**Required work**: Leave out the pictures and set down exactly the lines from the start of the listing through the one with "9, 9.5, 10]", both included.

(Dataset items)
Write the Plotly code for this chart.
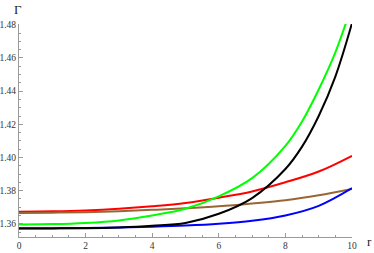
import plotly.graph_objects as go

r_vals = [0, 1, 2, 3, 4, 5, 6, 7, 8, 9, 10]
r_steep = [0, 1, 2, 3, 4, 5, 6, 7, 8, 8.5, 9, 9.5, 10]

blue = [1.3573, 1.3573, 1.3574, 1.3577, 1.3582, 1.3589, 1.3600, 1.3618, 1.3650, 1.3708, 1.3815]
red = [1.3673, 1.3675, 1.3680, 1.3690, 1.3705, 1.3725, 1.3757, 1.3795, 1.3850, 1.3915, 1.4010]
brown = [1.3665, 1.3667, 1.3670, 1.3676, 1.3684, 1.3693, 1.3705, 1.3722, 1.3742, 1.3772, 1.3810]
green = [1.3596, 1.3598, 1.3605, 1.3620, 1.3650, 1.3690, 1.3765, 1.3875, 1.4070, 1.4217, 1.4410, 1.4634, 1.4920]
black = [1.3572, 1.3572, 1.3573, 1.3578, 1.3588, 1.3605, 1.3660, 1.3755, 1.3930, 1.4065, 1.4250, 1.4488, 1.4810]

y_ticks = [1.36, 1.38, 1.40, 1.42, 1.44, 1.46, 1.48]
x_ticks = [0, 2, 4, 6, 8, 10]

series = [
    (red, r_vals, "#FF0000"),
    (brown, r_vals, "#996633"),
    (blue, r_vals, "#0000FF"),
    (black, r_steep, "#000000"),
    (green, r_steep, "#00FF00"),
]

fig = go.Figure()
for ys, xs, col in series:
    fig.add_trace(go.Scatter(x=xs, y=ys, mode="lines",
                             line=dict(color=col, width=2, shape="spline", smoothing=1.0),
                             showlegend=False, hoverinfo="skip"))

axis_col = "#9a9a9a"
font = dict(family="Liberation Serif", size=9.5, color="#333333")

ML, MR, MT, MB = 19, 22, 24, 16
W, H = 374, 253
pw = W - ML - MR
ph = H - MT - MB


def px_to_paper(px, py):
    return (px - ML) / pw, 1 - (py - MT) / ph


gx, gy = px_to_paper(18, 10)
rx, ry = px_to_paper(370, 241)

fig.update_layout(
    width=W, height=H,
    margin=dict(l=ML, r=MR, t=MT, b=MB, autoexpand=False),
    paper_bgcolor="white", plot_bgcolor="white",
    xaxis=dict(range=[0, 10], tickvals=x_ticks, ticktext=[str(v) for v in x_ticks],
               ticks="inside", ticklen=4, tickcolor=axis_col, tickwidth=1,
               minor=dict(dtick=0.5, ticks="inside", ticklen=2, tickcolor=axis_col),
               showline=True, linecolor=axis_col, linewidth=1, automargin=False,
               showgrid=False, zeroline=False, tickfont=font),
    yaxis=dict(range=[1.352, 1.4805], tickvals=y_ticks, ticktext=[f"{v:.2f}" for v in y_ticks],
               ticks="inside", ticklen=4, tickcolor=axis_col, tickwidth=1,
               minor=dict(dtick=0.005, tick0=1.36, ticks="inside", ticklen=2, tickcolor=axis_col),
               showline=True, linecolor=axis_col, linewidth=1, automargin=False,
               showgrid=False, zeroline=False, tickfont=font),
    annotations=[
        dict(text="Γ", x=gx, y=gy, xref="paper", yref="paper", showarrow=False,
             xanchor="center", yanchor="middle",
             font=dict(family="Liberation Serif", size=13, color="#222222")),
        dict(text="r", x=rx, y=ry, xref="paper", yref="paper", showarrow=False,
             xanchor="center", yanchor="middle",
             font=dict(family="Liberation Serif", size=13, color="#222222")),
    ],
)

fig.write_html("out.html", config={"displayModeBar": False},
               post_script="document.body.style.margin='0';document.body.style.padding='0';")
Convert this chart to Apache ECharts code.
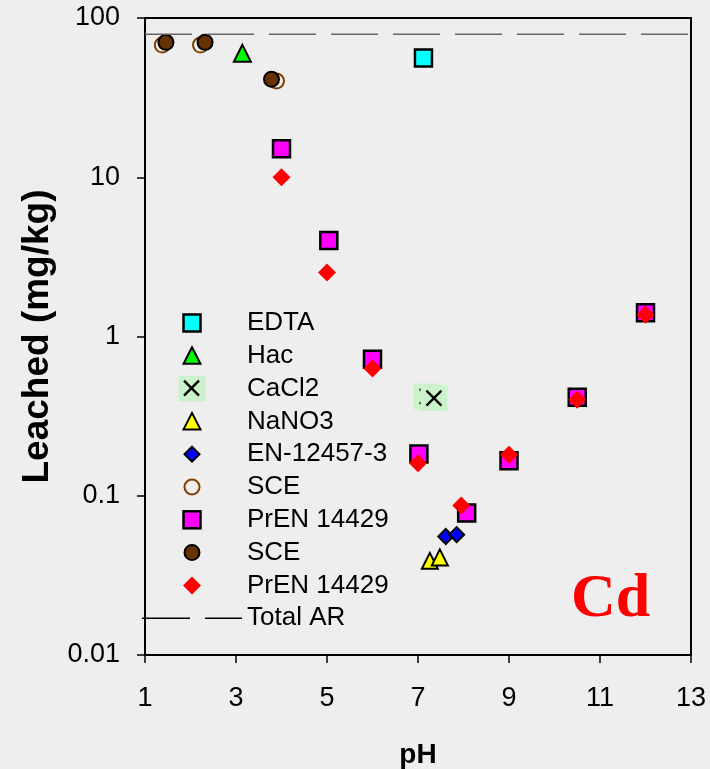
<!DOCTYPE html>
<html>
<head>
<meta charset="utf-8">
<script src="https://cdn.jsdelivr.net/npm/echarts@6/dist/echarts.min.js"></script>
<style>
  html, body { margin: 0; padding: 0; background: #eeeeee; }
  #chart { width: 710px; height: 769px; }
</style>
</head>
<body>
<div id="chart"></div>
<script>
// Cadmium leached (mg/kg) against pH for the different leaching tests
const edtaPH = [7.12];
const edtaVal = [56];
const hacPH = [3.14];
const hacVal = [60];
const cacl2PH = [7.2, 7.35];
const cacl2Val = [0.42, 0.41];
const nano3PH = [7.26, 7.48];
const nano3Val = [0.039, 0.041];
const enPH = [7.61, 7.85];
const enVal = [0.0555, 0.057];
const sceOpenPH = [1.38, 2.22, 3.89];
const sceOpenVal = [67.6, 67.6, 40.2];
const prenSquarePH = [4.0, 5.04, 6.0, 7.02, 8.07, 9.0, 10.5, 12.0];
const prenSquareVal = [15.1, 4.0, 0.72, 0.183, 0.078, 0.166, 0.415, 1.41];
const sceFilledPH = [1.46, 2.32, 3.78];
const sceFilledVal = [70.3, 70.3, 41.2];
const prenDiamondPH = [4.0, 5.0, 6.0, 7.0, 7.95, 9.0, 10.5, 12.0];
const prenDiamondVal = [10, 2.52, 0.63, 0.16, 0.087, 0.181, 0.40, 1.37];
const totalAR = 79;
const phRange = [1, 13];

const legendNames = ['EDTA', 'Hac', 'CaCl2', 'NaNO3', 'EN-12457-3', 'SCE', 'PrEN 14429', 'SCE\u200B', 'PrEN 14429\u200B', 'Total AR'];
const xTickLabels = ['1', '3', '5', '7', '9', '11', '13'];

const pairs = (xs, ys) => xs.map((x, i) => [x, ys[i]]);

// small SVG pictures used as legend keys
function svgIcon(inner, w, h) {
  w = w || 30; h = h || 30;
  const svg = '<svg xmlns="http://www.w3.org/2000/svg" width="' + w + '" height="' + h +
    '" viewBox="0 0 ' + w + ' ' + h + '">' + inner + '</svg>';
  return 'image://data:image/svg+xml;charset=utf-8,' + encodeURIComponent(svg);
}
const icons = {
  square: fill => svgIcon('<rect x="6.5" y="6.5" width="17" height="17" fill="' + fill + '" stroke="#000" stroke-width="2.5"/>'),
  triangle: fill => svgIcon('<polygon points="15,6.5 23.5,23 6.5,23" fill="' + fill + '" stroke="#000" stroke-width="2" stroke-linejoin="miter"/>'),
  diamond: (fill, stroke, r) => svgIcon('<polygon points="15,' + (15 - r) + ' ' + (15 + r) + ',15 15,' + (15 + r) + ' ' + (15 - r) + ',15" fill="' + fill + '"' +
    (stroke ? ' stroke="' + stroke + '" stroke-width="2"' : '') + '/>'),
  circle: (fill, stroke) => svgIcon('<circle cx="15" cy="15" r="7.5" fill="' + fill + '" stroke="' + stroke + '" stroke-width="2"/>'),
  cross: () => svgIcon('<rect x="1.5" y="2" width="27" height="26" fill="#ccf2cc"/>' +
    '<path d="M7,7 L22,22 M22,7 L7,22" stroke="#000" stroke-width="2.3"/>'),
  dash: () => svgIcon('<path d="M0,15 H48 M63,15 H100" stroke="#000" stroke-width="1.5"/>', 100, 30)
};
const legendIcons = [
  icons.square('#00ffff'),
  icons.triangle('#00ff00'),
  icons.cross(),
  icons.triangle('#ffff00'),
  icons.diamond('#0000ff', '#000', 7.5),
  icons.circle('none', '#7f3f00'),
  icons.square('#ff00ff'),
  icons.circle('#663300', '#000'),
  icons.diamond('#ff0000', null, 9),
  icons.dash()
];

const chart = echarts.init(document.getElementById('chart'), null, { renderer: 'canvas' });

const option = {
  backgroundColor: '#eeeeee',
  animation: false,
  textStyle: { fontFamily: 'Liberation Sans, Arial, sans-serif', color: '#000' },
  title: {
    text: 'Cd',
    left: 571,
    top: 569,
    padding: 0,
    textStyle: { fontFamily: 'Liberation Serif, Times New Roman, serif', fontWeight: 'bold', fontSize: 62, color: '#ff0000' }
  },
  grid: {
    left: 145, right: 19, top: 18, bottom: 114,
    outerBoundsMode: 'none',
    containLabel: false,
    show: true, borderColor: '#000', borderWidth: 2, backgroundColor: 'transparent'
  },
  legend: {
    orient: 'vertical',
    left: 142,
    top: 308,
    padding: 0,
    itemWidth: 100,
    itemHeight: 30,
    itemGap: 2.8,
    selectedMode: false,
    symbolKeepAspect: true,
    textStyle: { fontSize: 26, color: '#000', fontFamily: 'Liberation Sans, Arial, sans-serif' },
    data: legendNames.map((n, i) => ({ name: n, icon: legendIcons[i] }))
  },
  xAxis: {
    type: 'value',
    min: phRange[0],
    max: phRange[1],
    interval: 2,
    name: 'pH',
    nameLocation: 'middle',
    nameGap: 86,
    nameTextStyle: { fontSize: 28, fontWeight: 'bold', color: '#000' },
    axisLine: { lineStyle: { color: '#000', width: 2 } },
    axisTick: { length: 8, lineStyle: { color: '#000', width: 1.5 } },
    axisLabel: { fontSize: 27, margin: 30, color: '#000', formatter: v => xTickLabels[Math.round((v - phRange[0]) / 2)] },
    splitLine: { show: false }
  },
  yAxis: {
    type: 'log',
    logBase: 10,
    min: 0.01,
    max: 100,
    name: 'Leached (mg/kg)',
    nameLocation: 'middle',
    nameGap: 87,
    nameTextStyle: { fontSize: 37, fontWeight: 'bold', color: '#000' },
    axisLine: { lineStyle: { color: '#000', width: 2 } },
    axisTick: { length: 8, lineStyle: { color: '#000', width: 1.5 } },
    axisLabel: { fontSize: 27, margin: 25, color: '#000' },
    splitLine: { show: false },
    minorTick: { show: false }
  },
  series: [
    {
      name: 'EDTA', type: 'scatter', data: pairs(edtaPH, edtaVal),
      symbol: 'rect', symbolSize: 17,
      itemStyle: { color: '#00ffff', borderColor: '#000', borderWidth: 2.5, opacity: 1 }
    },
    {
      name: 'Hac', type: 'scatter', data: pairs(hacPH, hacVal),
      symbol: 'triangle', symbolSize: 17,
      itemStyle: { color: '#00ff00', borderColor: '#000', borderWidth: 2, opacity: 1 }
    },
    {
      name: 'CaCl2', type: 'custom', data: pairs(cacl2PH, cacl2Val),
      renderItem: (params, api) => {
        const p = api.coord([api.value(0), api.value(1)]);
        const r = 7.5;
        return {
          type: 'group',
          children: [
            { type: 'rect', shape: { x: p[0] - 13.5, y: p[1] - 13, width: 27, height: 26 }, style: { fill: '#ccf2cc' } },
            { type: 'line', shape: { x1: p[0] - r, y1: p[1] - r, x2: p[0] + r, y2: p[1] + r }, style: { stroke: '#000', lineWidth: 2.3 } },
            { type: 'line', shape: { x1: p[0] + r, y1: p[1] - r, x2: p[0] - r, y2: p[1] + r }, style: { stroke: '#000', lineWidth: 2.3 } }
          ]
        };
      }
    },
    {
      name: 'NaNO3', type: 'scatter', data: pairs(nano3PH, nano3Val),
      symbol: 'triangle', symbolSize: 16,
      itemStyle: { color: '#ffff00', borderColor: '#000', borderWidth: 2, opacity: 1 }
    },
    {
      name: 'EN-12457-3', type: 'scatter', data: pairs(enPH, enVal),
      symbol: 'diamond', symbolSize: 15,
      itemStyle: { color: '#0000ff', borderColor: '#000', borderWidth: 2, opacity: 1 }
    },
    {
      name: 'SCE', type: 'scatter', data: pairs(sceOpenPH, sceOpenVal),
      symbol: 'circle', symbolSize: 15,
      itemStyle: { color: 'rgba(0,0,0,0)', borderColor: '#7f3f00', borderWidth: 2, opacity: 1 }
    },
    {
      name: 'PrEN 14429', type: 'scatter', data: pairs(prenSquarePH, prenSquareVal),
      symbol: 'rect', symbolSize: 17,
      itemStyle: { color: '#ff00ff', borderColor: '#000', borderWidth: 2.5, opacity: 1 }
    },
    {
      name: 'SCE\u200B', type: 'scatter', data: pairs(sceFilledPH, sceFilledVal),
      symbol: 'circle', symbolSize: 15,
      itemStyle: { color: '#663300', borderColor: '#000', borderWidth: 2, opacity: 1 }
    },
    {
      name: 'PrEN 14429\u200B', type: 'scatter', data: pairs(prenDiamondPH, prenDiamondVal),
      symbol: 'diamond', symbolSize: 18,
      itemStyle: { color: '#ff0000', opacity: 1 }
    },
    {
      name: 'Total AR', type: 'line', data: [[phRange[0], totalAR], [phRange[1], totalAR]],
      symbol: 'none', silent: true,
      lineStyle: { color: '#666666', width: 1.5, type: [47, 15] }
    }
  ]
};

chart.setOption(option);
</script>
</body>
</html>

**Solved problem**:
Write the Plotly code for this chart.
import plotly.graph_objects as go

r_vals = [0, 1, 2, 3, 4, 5, 6, 7, 8, 9, 10]
r_steep = [0, 1, 2, 3, 4, 5, 6, 7, 8, 8.5, 9, 9.5, 10]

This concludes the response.